▸ Directions for this task:
Restate exactly the lines of the entries below, beginning with the first and ending with the line that holds "plt.rcParams['font.family'] = ['Liberation". Pictures are not copied.

----------------

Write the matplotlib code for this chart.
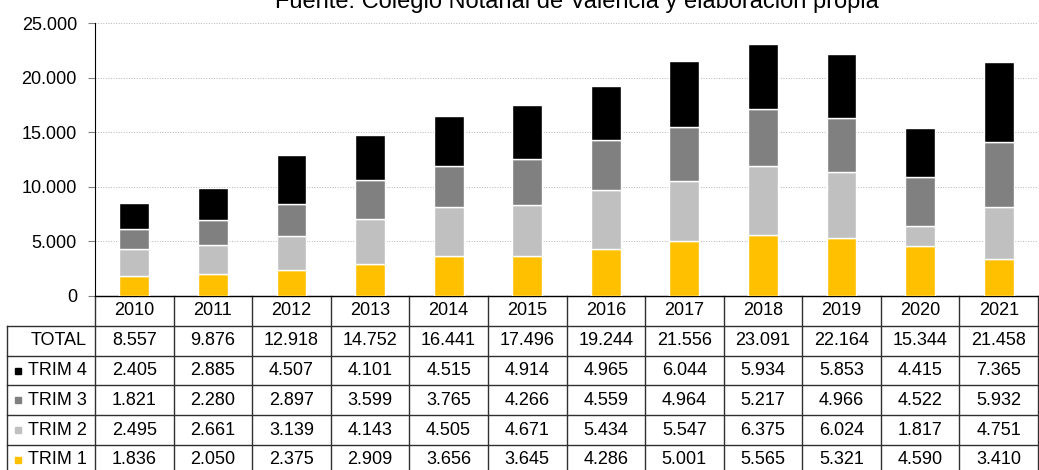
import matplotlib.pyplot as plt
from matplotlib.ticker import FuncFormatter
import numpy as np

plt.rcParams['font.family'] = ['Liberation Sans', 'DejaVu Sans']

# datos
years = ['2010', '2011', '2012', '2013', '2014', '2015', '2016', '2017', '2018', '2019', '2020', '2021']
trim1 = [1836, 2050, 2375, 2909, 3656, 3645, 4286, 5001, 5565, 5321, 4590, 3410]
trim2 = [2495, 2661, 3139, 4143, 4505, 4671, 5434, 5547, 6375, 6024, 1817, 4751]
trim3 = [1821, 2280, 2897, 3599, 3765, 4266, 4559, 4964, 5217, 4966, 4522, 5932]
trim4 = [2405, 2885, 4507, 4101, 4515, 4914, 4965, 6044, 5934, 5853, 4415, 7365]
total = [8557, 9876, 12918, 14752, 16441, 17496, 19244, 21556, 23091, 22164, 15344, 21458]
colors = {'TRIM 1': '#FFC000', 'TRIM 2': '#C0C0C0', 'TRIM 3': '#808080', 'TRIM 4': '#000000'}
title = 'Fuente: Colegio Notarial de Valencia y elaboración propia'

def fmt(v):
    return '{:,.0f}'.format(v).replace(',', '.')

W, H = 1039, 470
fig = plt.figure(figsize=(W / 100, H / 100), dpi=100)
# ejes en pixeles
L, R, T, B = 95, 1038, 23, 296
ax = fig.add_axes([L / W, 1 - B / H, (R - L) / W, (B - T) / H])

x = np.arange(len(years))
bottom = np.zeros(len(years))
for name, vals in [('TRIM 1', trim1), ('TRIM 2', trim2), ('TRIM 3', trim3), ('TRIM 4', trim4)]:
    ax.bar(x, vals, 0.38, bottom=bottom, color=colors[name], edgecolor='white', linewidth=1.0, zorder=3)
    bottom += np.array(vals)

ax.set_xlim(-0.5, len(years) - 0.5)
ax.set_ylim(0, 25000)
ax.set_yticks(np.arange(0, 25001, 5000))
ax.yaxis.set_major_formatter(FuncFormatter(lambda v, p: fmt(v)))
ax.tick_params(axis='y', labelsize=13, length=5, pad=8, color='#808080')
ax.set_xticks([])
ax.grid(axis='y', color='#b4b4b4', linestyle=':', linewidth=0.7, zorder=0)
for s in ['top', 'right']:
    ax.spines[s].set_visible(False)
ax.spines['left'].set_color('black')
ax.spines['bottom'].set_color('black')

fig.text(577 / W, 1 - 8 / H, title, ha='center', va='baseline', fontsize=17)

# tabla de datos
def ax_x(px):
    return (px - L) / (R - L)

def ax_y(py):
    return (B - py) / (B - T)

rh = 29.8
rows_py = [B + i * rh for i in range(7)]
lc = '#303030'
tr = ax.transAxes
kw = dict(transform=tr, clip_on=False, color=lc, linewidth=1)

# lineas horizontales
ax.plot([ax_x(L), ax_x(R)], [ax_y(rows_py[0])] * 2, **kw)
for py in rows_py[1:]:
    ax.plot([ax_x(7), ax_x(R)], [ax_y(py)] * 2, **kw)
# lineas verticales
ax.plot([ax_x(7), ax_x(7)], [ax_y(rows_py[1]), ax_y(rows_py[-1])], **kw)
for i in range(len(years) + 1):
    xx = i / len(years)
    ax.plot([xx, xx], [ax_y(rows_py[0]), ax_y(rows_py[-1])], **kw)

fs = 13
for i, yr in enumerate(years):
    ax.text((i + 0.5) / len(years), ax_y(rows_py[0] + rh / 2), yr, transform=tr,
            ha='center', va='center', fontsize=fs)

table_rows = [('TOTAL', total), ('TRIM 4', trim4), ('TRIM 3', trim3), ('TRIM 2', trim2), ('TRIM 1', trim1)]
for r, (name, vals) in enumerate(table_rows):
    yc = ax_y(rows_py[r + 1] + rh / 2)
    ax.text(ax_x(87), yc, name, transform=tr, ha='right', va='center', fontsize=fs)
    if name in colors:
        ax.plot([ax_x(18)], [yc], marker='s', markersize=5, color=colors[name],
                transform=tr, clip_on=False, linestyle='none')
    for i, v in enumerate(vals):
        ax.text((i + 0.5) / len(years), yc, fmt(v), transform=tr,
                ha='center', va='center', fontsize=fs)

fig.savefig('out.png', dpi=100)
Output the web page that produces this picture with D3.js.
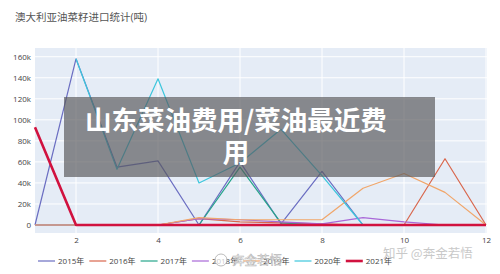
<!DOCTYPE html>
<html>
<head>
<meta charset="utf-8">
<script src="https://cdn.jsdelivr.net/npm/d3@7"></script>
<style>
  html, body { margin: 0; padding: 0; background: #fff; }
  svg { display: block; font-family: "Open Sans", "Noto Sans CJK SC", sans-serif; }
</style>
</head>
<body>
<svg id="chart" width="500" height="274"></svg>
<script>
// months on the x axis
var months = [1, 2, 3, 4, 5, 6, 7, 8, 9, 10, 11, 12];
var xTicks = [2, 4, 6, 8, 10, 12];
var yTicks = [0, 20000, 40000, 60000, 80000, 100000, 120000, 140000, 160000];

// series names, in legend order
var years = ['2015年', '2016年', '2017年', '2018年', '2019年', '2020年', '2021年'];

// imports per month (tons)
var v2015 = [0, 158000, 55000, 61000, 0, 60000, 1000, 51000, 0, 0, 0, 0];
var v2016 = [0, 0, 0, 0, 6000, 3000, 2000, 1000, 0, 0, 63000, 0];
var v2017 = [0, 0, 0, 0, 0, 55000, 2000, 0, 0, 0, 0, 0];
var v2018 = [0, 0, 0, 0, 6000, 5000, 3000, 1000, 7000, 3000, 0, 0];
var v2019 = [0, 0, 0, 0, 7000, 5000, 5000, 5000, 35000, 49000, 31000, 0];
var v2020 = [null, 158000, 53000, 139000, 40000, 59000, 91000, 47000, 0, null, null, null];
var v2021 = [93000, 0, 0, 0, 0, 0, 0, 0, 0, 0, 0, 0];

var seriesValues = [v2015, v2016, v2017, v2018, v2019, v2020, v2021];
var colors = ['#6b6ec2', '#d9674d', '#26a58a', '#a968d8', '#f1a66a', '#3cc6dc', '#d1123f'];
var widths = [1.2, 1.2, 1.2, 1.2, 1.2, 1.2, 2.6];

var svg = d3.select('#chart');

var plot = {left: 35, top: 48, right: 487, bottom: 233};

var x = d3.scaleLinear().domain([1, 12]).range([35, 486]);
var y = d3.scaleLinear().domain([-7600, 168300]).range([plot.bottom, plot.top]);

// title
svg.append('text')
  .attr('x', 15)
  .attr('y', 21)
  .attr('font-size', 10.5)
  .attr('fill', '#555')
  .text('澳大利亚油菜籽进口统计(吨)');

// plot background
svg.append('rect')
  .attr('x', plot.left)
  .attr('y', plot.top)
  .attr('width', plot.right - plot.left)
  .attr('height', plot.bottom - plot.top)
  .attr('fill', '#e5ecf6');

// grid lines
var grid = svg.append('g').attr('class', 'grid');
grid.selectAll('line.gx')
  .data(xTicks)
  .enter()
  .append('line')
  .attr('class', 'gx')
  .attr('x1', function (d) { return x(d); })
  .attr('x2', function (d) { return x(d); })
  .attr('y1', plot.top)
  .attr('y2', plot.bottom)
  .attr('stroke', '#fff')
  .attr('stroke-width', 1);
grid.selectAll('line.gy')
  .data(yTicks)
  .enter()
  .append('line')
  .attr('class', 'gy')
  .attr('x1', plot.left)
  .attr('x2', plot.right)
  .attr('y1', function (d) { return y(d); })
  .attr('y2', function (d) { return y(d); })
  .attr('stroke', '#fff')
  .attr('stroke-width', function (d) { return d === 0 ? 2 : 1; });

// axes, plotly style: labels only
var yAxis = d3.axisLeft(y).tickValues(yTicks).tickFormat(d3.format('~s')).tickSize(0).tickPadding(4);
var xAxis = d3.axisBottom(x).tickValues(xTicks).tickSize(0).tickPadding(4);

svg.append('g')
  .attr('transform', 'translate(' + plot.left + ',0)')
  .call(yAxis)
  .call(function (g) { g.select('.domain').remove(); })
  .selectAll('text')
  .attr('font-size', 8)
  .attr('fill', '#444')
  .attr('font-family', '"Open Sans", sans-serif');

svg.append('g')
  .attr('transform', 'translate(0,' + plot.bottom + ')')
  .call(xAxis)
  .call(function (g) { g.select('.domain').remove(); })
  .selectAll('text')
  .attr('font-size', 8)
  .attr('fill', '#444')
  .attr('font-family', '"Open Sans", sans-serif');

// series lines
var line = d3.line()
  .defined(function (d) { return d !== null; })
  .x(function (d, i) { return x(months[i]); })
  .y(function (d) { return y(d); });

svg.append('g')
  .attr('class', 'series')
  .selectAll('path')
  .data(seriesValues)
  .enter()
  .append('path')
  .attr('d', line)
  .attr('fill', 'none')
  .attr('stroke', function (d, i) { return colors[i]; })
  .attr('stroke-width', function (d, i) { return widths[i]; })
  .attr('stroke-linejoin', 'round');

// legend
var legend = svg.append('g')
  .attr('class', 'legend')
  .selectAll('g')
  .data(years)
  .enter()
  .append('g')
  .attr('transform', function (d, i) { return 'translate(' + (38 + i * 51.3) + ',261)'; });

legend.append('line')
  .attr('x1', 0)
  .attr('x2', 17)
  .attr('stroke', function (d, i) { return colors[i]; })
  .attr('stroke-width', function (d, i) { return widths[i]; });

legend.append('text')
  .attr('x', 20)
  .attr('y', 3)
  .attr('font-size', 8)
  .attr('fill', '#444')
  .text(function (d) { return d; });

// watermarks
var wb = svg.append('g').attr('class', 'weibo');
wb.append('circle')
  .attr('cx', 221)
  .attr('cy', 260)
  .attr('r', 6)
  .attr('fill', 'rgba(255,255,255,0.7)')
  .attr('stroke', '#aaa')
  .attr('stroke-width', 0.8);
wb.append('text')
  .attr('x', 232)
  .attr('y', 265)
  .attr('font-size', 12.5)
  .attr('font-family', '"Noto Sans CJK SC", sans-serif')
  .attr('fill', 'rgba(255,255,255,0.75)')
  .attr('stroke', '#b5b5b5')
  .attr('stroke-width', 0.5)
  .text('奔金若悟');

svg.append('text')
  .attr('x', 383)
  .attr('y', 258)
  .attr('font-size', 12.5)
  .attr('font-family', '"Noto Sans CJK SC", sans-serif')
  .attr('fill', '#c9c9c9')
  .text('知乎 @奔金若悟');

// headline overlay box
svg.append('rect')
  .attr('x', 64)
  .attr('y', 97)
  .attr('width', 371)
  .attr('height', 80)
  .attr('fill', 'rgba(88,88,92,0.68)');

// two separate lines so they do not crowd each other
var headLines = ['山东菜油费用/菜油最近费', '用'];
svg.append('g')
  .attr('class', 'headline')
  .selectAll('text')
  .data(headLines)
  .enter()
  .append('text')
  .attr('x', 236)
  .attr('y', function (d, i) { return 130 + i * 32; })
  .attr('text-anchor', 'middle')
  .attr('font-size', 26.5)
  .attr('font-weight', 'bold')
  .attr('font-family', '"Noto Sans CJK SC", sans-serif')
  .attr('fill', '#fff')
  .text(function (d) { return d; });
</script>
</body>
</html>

----------------

▸ Written response:
Write the matplotlib code for this chart.
import matplotlib.pyplot as plt
from matplotlib.ticker import FuncFormatter
import numpy as np

plt.rcParams['font.family'] = ['Liberation Sans', 'DejaVu Sans']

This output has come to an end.